__WHAT THE TASK REQUIRES__
Print only the lines from the top of the data through the line with "[draw,dash pattern=on 5pt", both included, skipping every picture.

+ + +

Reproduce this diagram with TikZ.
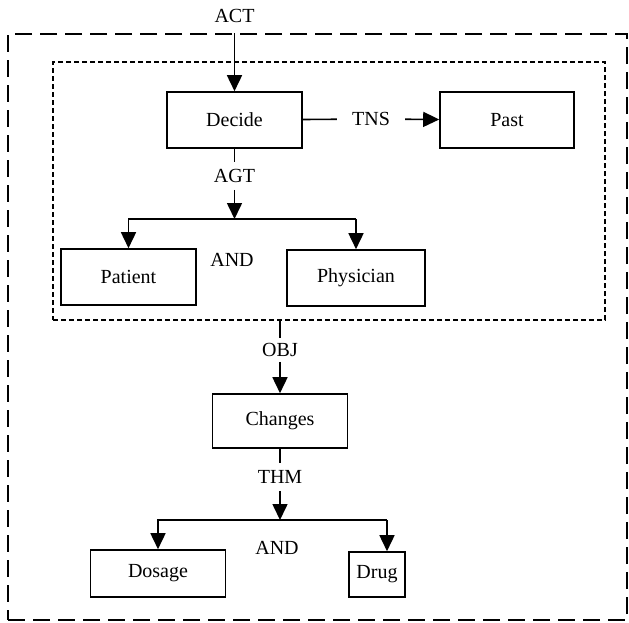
\documentclass[tikz,border=0pt]{standalone}
\usepackage{fontspec}
\setmainfont{Liberation Serif}
\usepackage{tikz}
\usetikzlibrary{arrows.meta,positioning,fit}
\tikzstyle{arrow}=[draw,-{Triangle[length=16pt,width=15pt]},line width=1.6pt]
\tikzstyle{link}=[draw,line width=1.6pt]
\tikzstyle{cbox}=[rectangle,draw,line width=1.6pt,minimum height=56pt,inner sep=0pt]
\tikzstyle{lbl}=[inner sep=6pt]

\begin{document}
\begin{tikzpicture}[x=1pt,y=-1pt,font=\fontsize{20}{24}\selectfont]
\useasboundingbox (0,0) rectangle (629,622);
% frames
\node [draw,dash pattern=on 17pt off 8pt,line width=1.8pt,minimum width=619pt,minimum height=586pt] (outer) at (317.5,327) {};
\node [draw,dash pattern=on 5pt off 3pt,line width=1.5pt,minimum width=552pt,minimum height=258pt] (inner) at (329,191) {};

% boxes
\node [cbox,minimum width=135pt] (decide) at (234.5,120) {Decide};
\node [cbox,minimum width=134pt] (past) at (507,120) {Past};
\node [cbox,minimum width=135pt] (patient) at (128.5,277) {Patient};
\node [cbox,minimum width=138pt] (physician) at (356,278) {Physician};
\node [cbox,minimum width=135pt,minimum height=54pt] (changes) at (280,421) {Changes};
\node [cbox,minimum width=135pt,minimum height=47pt] (dosage) at (158,573.5) {Dosage};
\node [cbox,minimum width=56pt,minimum height=45pt] (drug) at (377,574.5) {Drug};

% labels
\node (act) at (234.5,16) {ACT};
\node [lbl,inner xsep=15pt] (tns) at (371,119) {TNS};
\node [lbl,inner ysep=7pt] (agt) at (234.5,176) {AGT};
\node (and1) at (232,260) {AND};
\node [lbl,inner ysep=5pt] (obj) at (280,350) {OBJ};
\node [lbl,inner ysep=7pt] (thm) at (280,477) {THM};
\node (and2) at (277,548) {AND};

% ACT, TNS
\coordinate (acttop) at (act |- outer.north);
\draw[arrow] (acttop) -- (decide);
\draw[link] (decide) -- (tns);
\draw[arrow] (tns) -- (past);

% AGT branch
\coordinate (agtj) at (234.5,219);
\coordinate (agtl) at (patient |- agtj);
\coordinate (agtr) at (physician |- agtj);
\draw[link] (decide) -- (agt);
\draw[arrow] (agt) -- (agtj);
\draw[arrow] (agtr) -- (agtl) -- (patient);
\draw[arrow] (agtr) -- (physician);

% OBJ
\draw[link] (changes.north |- inner.south) -- (obj);
\draw[arrow] (obj) -- (changes);

% THM branch
\coordinate (thmj) at (280,520);
\coordinate (thml) at (dosage |- thmj);
\coordinate (thmr) at (387,520);
\draw[link] (changes) -- (thm);
\draw[arrow] (thm) -- (thmj);
\draw[arrow] (thmr) -- (thml) -- (dosage);
\draw[arrow] (thmr) -- (thmr |- drug.north);
\end{tikzpicture}
\end{document}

+ + +

__TASK RESULT__
Reproduce this diagram with TikZ.
\documentclass[tikz,border=0pt]{standalone}
\usepackage{fontspec}
\setmainfont{Liberation Serif}
\usepackage{tikz}
\usetikzlibrary{arrows.meta,positioning,fit}
\tikzstyle{arrow}=[draw,-{Triangle[length=16pt,width=15pt]},line width=1.6pt]
\tikzstyle{link}=[draw,line width=1.6pt]
\tikzstyle{cbox}=[rectangle,draw,line width=1.6pt,minimum height=56pt,inner sep=0pt]
\tikzstyle{lbl}=[inner sep=6pt]

\begin{document}
\begin{tikzpicture}[x=1pt,y=-1pt,font=\fontsize{20}{24}\selectfont]
\useasboundingbox (0,0) rectangle (629,622);
% frames
\node [draw,dash pattern=on 17pt off 8pt,line width=1.8pt,minimum width=619pt,minimum height=586pt] (outer) at (317.5,327) {};
\node [draw,dash pattern=on 5pt off 3pt,line width=1.5pt,minimum width=552pt,minimum height=258pt] (inner) at (329,191) {};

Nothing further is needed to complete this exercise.